The request:
Read the lines below. Copy out any that hold the string "size".

Dataset section:
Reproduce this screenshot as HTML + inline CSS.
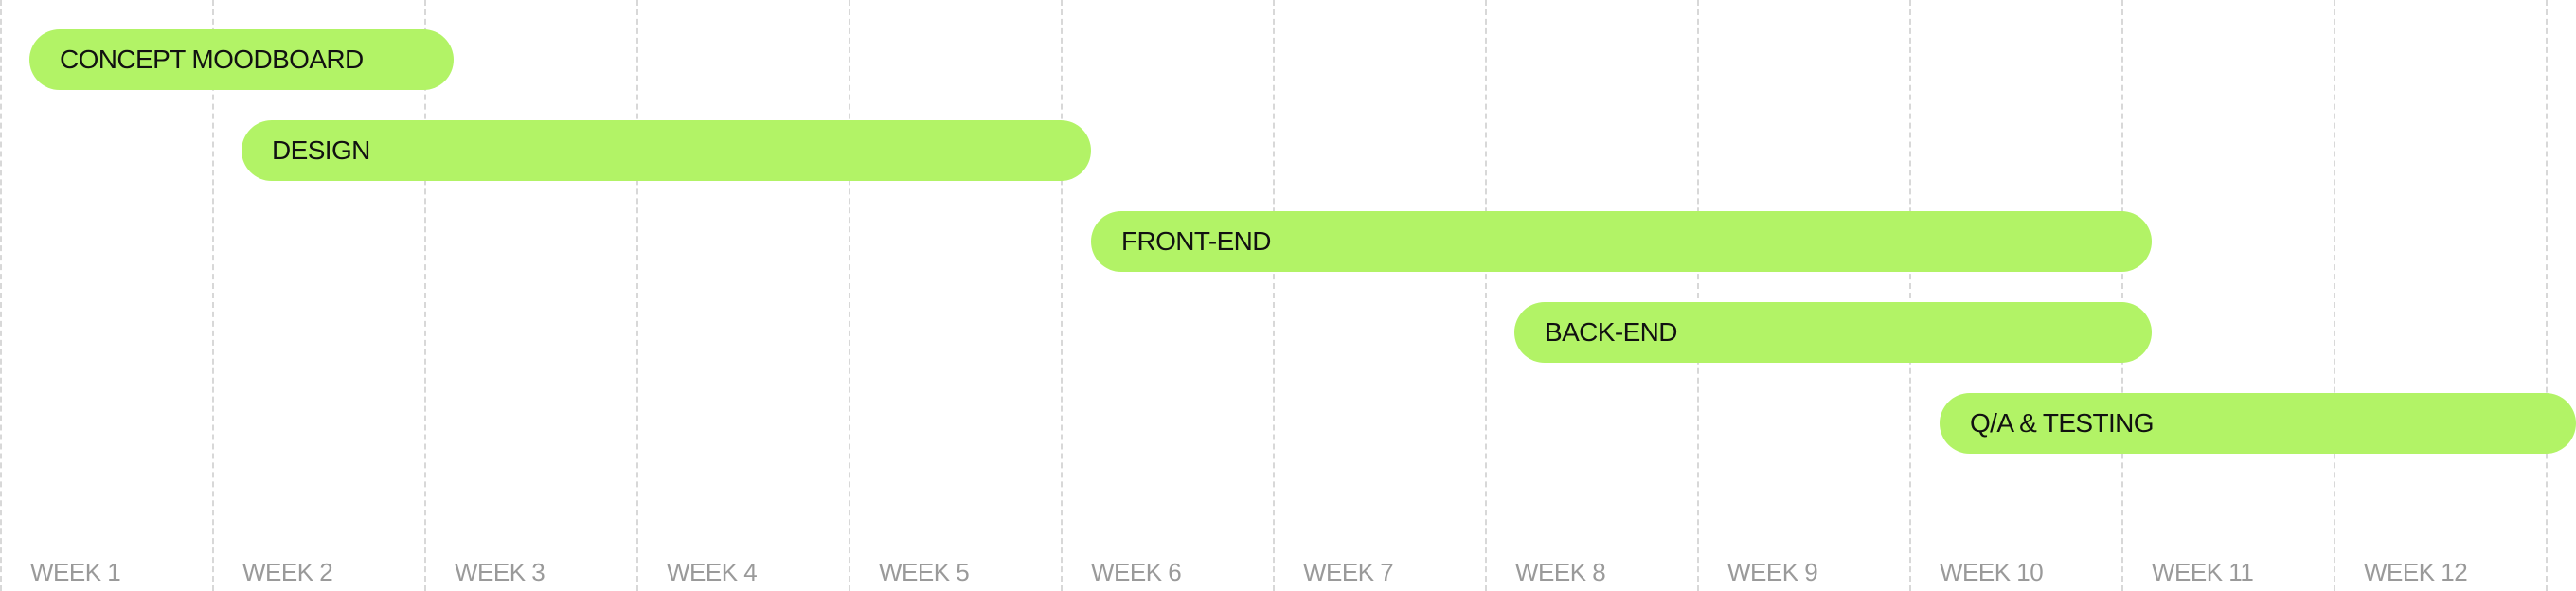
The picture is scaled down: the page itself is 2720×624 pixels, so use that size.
<!DOCTYPE html>
<html><head><meta charset="utf-8"><style>
html,body{margin:0;padding:0;background:#fff;}
body{width:2720px;height:624px;position:relative;overflow:hidden;font-family:"Liberation Sans",sans-serif;}
.g{position:absolute;top:0;height:624px;width:0;border-left:2px dashed #d8d8d8;}
.b{position:absolute;height:64px;border-radius:32px;background:#b2f366;color:#111;font-size:28px;line-height:64px;padding-left:32px;box-sizing:border-box;letter-spacing:-0.6px;}
.w{position:absolute;top:589px;font-size:26px;color:#9a9a9a;letter-spacing:-0.5px;}
</style></head><body>
<div class="g" style="left:0px"></div>
<div class="g" style="left:224px"></div>
<div class="g" style="left:448px"></div>
<div class="g" style="left:672px"></div>
<div class="g" style="left:896px"></div>
<div class="g" style="left:1120px"></div>
<div class="g" style="left:1344px"></div>
<div class="g" style="left:1568px"></div>
<div class="g" style="left:1792px"></div>
<div class="g" style="left:2016px"></div>
<div class="g" style="left:2240px"></div>
<div class="g" style="left:2464px"></div>
<div class="g" style="left:2688px"></div>

<div class="b" style="left:31px;top:31px;width:448px">CONCEPT MOODBOARD</div>
<div class="b" style="left:255px;top:127px;width:897px">DESIGN</div>
<div class="b" style="left:1152px;top:223px;width:1120px">FRONT-END</div>
<div class="b" style="left:1599px;top:319px;width:673px">BACK-END</div>
<div class="b" style="left:2048px;top:415px;width:672px">Q/A &amp; TESTING</div>

<div class="w" style="left:32px">WEEK 1</div>
<div class="w" style="left:256px">WEEK 2</div>
<div class="w" style="left:480px">WEEK 3</div>
<div class="w" style="left:704px">WEEK 4</div>
<div class="w" style="left:928px">WEEK 5</div>
<div class="w" style="left:1152px">WEEK 6</div>
<div class="w" style="left:1376px">WEEK 7</div>
<div class="w" style="left:1600px">WEEK 8</div>
<div class="w" style="left:1824px">WEEK 9</div>
<div class="w" style="left:2048px">WEEK 10</div>
<div class="w" style="left:2272px">WEEK 11</div>
<div class="w" style="left:2496px">WEEK 12</div>
</body></html>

Reply to the exercise:
The picture is scaled down: the page itself is 2720×624 pixels, so use that size.
.b{position:absolute;height:64px;border-radius:32px;background:#b2f366;color:#111;font-size:28px;line-height:64px;padding-left:32px;box-sizing:border-box;letter-spacing:-0.6px;}
.w{position:absolute;top:589px;font-size:26px;color:#9a9a9a;letter-spacing:-0.5px;}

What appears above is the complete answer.